## What this task involves:
Would you return the complete listing below word for word?

## Source excerpt:

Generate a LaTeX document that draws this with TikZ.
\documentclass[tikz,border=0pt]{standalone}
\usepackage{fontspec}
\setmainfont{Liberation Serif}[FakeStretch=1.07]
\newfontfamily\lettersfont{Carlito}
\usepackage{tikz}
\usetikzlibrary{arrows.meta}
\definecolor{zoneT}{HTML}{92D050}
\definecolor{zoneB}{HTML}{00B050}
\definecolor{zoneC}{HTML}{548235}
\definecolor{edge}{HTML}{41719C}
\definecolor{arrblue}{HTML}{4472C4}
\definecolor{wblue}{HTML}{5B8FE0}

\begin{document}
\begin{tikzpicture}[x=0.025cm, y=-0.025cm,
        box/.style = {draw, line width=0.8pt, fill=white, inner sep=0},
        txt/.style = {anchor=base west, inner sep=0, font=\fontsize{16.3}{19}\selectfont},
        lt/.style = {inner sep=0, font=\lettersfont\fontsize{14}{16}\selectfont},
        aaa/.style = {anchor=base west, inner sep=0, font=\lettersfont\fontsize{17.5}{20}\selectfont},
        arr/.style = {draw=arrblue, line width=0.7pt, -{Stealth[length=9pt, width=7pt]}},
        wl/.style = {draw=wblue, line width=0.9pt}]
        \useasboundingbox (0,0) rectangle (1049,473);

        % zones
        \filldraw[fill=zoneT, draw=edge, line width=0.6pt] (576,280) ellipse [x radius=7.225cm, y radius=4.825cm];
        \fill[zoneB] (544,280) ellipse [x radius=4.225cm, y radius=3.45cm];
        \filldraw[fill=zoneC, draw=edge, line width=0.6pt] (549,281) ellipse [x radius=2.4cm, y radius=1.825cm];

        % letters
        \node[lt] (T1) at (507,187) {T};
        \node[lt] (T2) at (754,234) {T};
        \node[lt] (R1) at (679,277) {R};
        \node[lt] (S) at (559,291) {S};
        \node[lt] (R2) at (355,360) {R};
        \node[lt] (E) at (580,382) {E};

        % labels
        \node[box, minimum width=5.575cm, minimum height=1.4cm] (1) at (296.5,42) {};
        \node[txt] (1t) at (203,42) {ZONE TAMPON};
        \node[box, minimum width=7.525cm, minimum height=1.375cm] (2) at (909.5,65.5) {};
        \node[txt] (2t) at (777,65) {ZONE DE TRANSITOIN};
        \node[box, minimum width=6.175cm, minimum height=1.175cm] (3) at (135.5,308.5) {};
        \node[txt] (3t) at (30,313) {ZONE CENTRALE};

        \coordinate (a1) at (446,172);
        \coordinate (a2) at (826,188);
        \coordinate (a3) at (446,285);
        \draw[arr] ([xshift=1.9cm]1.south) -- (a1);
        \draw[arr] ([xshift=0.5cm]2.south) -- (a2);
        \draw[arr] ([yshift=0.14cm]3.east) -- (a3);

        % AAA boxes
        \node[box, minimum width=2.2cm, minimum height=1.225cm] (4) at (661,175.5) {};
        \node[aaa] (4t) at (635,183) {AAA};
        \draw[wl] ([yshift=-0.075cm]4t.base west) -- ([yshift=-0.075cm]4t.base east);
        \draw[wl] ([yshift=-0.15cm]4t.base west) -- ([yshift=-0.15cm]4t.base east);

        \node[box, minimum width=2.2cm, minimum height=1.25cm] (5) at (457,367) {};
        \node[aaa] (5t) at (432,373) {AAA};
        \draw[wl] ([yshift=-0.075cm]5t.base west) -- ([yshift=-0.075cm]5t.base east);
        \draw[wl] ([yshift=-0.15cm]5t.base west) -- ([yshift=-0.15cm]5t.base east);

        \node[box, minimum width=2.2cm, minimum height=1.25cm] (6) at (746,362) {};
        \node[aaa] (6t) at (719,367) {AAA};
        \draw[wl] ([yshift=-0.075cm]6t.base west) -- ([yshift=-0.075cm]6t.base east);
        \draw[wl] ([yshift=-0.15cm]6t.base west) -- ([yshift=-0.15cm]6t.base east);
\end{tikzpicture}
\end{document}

## Output below:
Generate a LaTeX document that draws this with TikZ.
\documentclass[tikz,border=0pt]{standalone}
\usepackage{fontspec}
\setmainfont{Liberation Serif}[FakeStretch=1.07]
\newfontfamily\lettersfont{Carlito}
\usepackage{tikz}
\usetikzlibrary{arrows.meta}
\definecolor{zoneT}{HTML}{92D050}
\definecolor{zoneB}{HTML}{00B050}
\definecolor{zoneC}{HTML}{548235}
\definecolor{edge}{HTML}{41719C}
\definecolor{arrblue}{HTML}{4472C4}
\definecolor{wblue}{HTML}{5B8FE0}

\begin{document}
\begin{tikzpicture}[x=0.025cm, y=-0.025cm,
        box/.style = {draw, line width=0.8pt, fill=white, inner sep=0},
        txt/.style = {anchor=base west, inner sep=0, font=\fontsize{16.3}{19}\selectfont},
        lt/.style = {inner sep=0, font=\lettersfont\fontsize{14}{16}\selectfont},
        aaa/.style = {anchor=base west, inner sep=0, font=\lettersfont\fontsize{17.5}{20}\selectfont},
        arr/.style = {draw=arrblue, line width=0.7pt, -{Stealth[length=9pt, width=7pt]}},
        wl/.style = {draw=wblue, line width=0.9pt}]
        \useasboundingbox (0,0) rectangle (1049,473);

        % zones
        \filldraw[fill=zoneT, draw=edge, line width=0.6pt] (576,280) ellipse [x radius=7.225cm, y radius=4.825cm];
        \fill[zoneB] (544,280) ellipse [x radius=4.225cm, y radius=3.45cm];
        \filldraw[fill=zoneC, draw=edge, line width=0.6pt] (549,281) ellipse [x radius=2.4cm, y radius=1.825cm];

        % letters
        \node[lt] (T1) at (507,187) {T};
        \node[lt] (T2) at (754,234) {T};
        \node[lt] (R1) at (679,277) {R};
        \node[lt] (S) at (559,291) {S};
        \node[lt] (R2) at (355,360) {R};
        \node[lt] (E) at (580,382) {E};

        % labels
        \node[box, minimum width=5.575cm, minimum height=1.4cm] (1) at (296.5,42) {};
        \node[txt] (1t) at (203,42) {ZONE TAMPON};
        \node[box, minimum width=7.525cm, minimum height=1.375cm] (2) at (909.5,65.5) {};
        \node[txt] (2t) at (777,65) {ZONE DE TRANSITOIN};
        \node[box, minimum width=6.175cm, minimum height=1.175cm] (3) at (135.5,308.5) {};
        \node[txt] (3t) at (30,313) {ZONE CENTRALE};

        \coordinate (a1) at (446,172);
        \coordinate (a2) at (826,188);
        \coordinate (a3) at (446,285);
        \draw[arr] ([xshift=1.9cm]1.south) -- (a1);
        \draw[arr] ([xshift=0.5cm]2.south) -- (a2);
        \draw[arr] ([yshift=0.14cm]3.east) -- (a3);

        % AAA boxes
        \node[box, minimum width=2.2cm, minimum height=1.225cm] (4) at (661,175.5) {};
        \node[aaa] (4t) at (635,183) {AAA};
        \draw[wl] ([yshift=-0.075cm]4t.base west) -- ([yshift=-0.075cm]4t.base east);
        \draw[wl] ([yshift=-0.15cm]4t.base west) -- ([yshift=-0.15cm]4t.base east);

        \node[box, minimum width=2.2cm, minimum height=1.25cm] (5) at (457,367) {};
        \node[aaa] (5t) at (432,373) {AAA};
        \draw[wl] ([yshift=-0.075cm]5t.base west) -- ([yshift=-0.075cm]5t.base east);
        \draw[wl] ([yshift=-0.15cm]5t.base west) -- ([yshift=-0.15cm]5t.base east);

        \node[box, minimum width=2.2cm, minimum height=1.25cm] (6) at (746,362) {};
        \node[aaa] (6t) at (719,367) {AAA};
        \draw[wl] ([yshift=-0.075cm]6t.base west) -- ([yshift=-0.075cm]6t.base east);
        \draw[wl] ([yshift=-0.15cm]6t.base west) -- ([yshift=-0.15cm]6t.base east);
\end{tikzpicture}
\end{document}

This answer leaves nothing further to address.